Pourtant, son œuvre grandiose apparaît plus savante que scientifique. Elle est sans égale pour l’abondance des matériaux qui ont été mis au jour et pour le soin avec lequel ils ont été préparés. Mais peut-on en dire autant des synthèses qu’elle a produites ? Il semble bien qu’à mesure que le champ de l’histoire s’agrandissait, celui de la vision historique allait se rétrécissant, et il se rétrécissait davantage à mesure que l’on se rapprochait de notre temps, c’est-à-dire, reconnaissons-le, à mesure que le nationalisme et l’impérialisme s’affirmaient davantage. Il est frappant de voir à quel point le passé national attire et absorbe dans chaque pays l’attention des travailleurs. Et cela, sans doute, n’est pas un mal. Mais le mal gît dans l’esprit d’exclusivisme avec lequel on aborde ce passé. On s’enferme en lui, on ne voit que lui, et on se rend ainsi incapable de le comprendre. Au vrai, il faut reconnaître que ce qui manque le plus à nos histoires nationales, si brillantes qu’elles soient par ailleurs, c’est l’objectivité scientifique, et, disons le mot, l’impartialité.
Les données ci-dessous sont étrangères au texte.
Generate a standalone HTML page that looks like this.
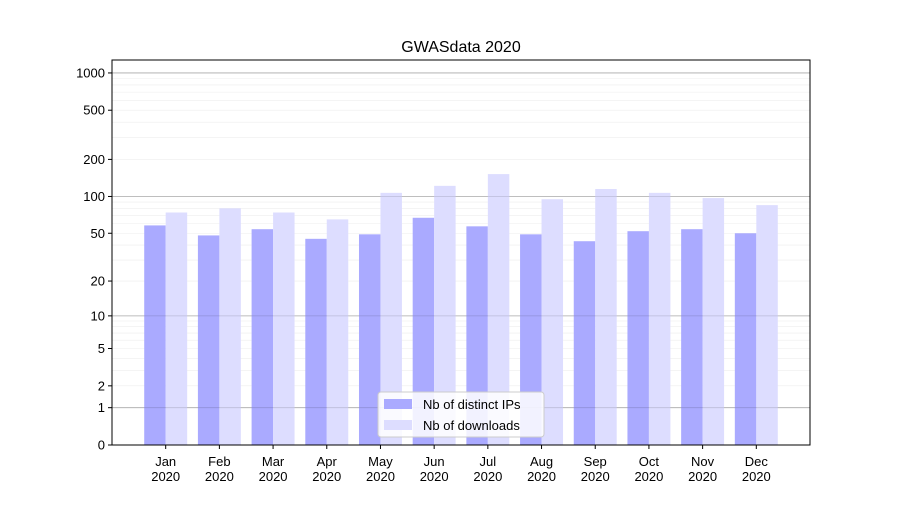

Et ce manque d’impartialité, je me garderai bien de dire qu’il est voulu, mais je dirai qu’il est fatal. Les préjugés de race, les préjugés politiques, les préjugés nationaux sont trop puissants sur l’homme pour qu’il puisse leur échapper, s’il ne se place hors de leur atteinte. Pour s’en affranchir, il faut qu’il s’élève jusqu’à cette hauteur d’où l’histoire apparaissant tout entière dans la majesté de son développement, les passions passagères du moment se calment et s’apaisent devant la sublimité du spectacle[3]. Comment y arriver, si ce n’est par la méthode comparative ? Elle seule est capable de faire éviter à l’historien les pièges qui l’entourent, de lui permettre d’apprécier à leur juste valeur, à leur degré précis de vérité scientifique, les faits qu’il étudie. Par elle, et par elle seule, l’histoire peut devenir une science et s’affranchir des idoles du sentiment. Elle le deviendra dans la mesure où elle adoptera pour l’histoire nationale le point de vue de l’histoire universelle. Dès lors, elle ne sera pas seulement exacte, elle sera aussi plus humaine. Le gain scientifique ira de pair avec le gain moral, et personne ne se plaindra si elle inspire un jour aux peuples, en leur montrant la solidarité de leurs destinées, un patriotisme plus fraternel, plus conscient et plus pur.



  1. Je n’ai pas besoin de faire observer que je ne parle qu’en général. Il y a eu d’admirables exceptions. Ici comme plus loin, je ne cherche à caractériser que la tendance dominante de l’histoire pendant la guerre. Je suis d’ailleurs très convaincu que les déformations qu’elle a subies ne sont que des réflexes inconscients provoqués par l’excitation sentimentale. Quand je parle du manque d’impartialité, je n’entends nullement parler d’un manque d’impartialité voulu. Certaines personne se sont, il est vrai, rendues coupables d’une altération intentionnelle de la vérité, mais ces personnes ne méritent à aucun égard le nom d’historiens, il n’en est pas question ici.
  2. On sait que c’est à cette critique de synthèse que s’appuie depuis plusieurs années l’excellente Revue de synthèse historique dirigée par M. H. Berr.
  3. Les idées exposées ici ne prétendent à aucune originalité. Elles étaient déjà dans l’air avant la guerre. Celui qui observe le mouvement général de la littérature historique constate combien les histoires universelles se sont multipliées depuis quelque temps. Un certain nombre d’entre elles étaient sans doute plus générales qu’universelles et visaient davantage à exposer les faits qu’à les expliquer. Il n’empêche que la tendance existait vers une conception historique plus scientifique. C’est cette conception qui préside à l’élaboration du grand ouvrage publié depuis 1920 sous la direction de M. H. Berr : L’évolution de l’humanité.